Mobile OS – In the Stasis Field
Most people in the industry implicitly assume that there are only two operating systems (OS) in mobile – iOS and Android. There has been a lot of hope that alternatives could emerge. This has looked unlikely for a while, and nothing at the show made me think any differently.
In my preview post I walked through the various alternatives. In particular, I mentioned that this would be a telling year for Tizen, measureable by the amount of space it received in the Samsung booth. Samsung has emerged as the champion of this Linux implementation. And there were precisely zero Tizen phones on display in the Samsung booth. The OS did have a separate booth back in Hall 8. Reaching out to developers in Hall 8 is a good idea, but having a better hardware ecosystem is more important.
|Tizen Phone at MWC 2014|
|Stop me if you’ve heard this one before. Tizen Principles MWC 2014|
|* Openness and Flexibility* Develop Once, Deploy Anywhere
* Driver of Customer Choice & Innovation
The same holds true for Jolla’s Sailfish OS. Sailfish had a nice demo phone, but their strategy shows the problem facing the industry today. The big highlight of their demo was the fact that users can run Android apps on Jolla phones. Essentially conceding defeat in finding their own developer base. The best they could offer was the fact that their implementation of the Alien Dalvik virtual machine (VM) created very little performance penalty when executing Android apps in Sailfish. The helpful Jolla evangelist pointed out that since Android is so fragmented, running Android apps on a Jolla phone often meant better performance than on a native Android devices. These are not selling points. Nor is the much-highlighted fact that their phones “obviously come with a command line”. My checks indicate that Jolla is searching for a business model. Having sold “tens of thousands of devices” has proved a hard slog, but selling only an operating system is going to prove even more challenging.
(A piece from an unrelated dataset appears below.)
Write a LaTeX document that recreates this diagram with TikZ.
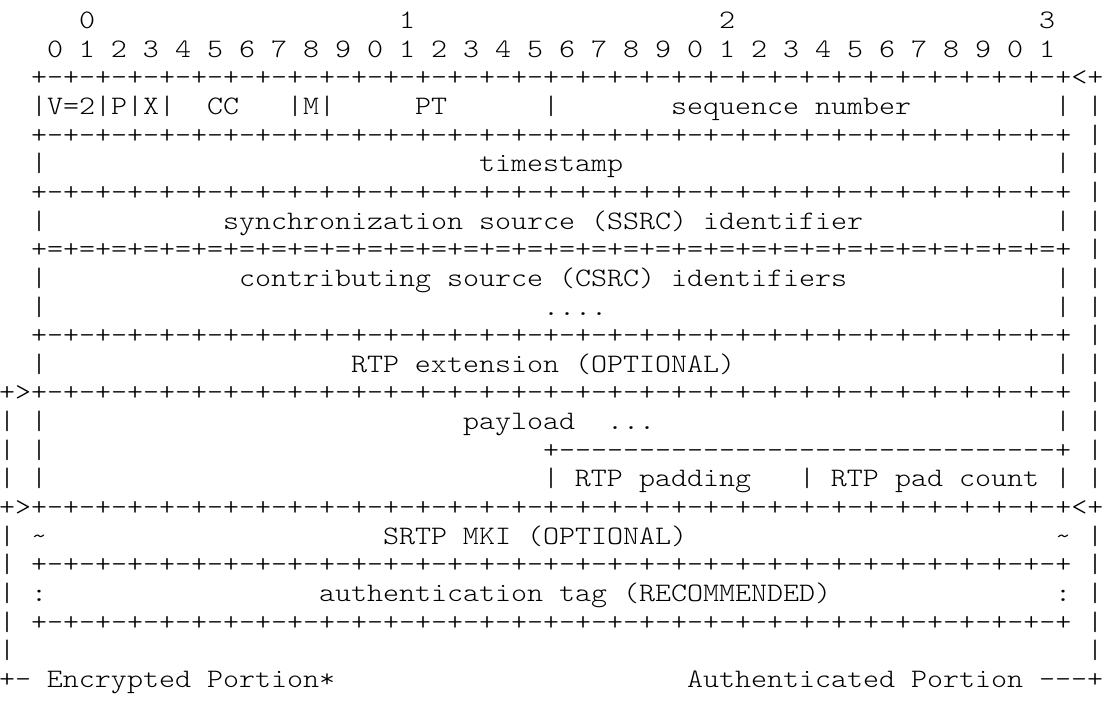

|Jolla’s Sailfish OS – MWC 2014|
I also spent some time in the Canonical booth watching demos of their Ubuntu Phone OS. As I mentioned in the previous post, Canonical has admitted they will not ship a phone until 2015 at the earliest. I suspect they realized this too late to cancel their booth. It also did not help their prospects that everyone in their booth repeatedly described their UI model as being “just like on our desktop”. The number of people at MWC familiar with the Ubuntu desktop UI is about equal to the number of people working in the Ubuntu booth. As I mentioned, I like the Ubuntu OS, it offers something unique (just like their desktop), but see little hope here.
Probably the biggest attention at the show was on the Firefox booth. For some reason, their booth was always very crowded. (This could have something to do with the free, strong coffee). Their big news for the show was the launch of a $25 smartphone. Slated for release in the middle of the year. Several OS people asked me if it was really possible to build a phone this cheap. The answer is yes, it is possible, but watch the details. This $25 phone is EDGE- only (i.e. 2G). The phone will be built on Spreadtrum’s EDGE platform, so I think it should perform pretty well, even at that low price point. But this is a phone targeting not the next billion, but the billion after that. People who are today buying $15 feature phones will soon be able to buy $25 smartphones. That is assuming Firefox can get its kernel small enough. That being said, Firefox is progressing steadily. My checks indicate that carrier adoption has been slow, but with new phones coming up the interest level is picking up.
There is still hope for Firefox. Targeting very low price points may give them an advantage. At the very least, it could potentially allow them to build up some volume. Done right, they could get to a few hundred million users in a few years. Even if these are the world’s poorest users, that would still be a significant user base. Enough critical mass to attract developers. But the clock is ticking. My guess is that these devices do not really get into volume production until late this year. Then more carriers have to get lined up, more OEMs and more retail distribution. Factor in the usual production delays, and Firefox does not really start building users until 2016. By that point, Android devices may start reaching those price points. Also, if small manufacturers start to see real demand for EDGE only smartphones, they can build those just as easily with Android. So I am not ruling Firefox out, nor am I counting on their success.
Noticeable by their absence this year were Microsoft and Blackberry. Microsoft only had a meeting room at the back of the show, and Blackberry’s meeting rooms were at a well-hidden hotel across the street from the Fira. There are a number of well-known examples of MWC attendees removing themselves from the fray, notably Nokia who tried the ‘across the street’ meeting room several years ago. None of those examples achieved the desired effect.
And while we are on the subject of Nokia, the big news from them this show was the launch of their X Phone running Android. Like Amazon and many others, Nokia re-skinned Android. The UI looks like Windows Phone, Bing is default search, Here is default maps. I posted about the wisdom of this strategy a few weeks back. At the time, I saw the logic. Seeing it implemented left me with many questions. First, this confirms what I have long held, that Windows Phone kernel is too big to work on low-cost phones, and likely always will be. Second, I have to wonder about the politics behind seeing this launched inside Nokia on the cusp of being acquired by Microsoft. I also noticed that Nokia is back to having three operating systems – Android in the X phone, Windows for Lumia and the repurposed Series 60 for their Asha line. Maintaining multiple operating systems is incredibly expensive, a factor which brought down many other OEMs over the years.
Lastly, there is Windows Phone. I did not spend much time on this at MWC. Microsoft did not have a booth, and other than Nokia, few of the OEMs dedicated much space to these devices. The big news was the Microsoft lined up almost a dozen new hardware partners. This is big news. First it is a healthy number in absolute terms. More importantly, they were able to sign all these new entrants despite the pending acquisition of Nokia. I have to explore this a bit more, but it is a healthy dynamic. If Microsoft can continue the momentum and continue to keep the peace between Nokia and its other hardware partners, then there is hope for them slowly carving out a sustainable foothold in the industry.
Aside from Windows, however, the rest of the industry seems to be solidifying down to three OS –Apple’s iOS, Google’s Android, and the sea of re-skinned Android replicants that continue to arrive.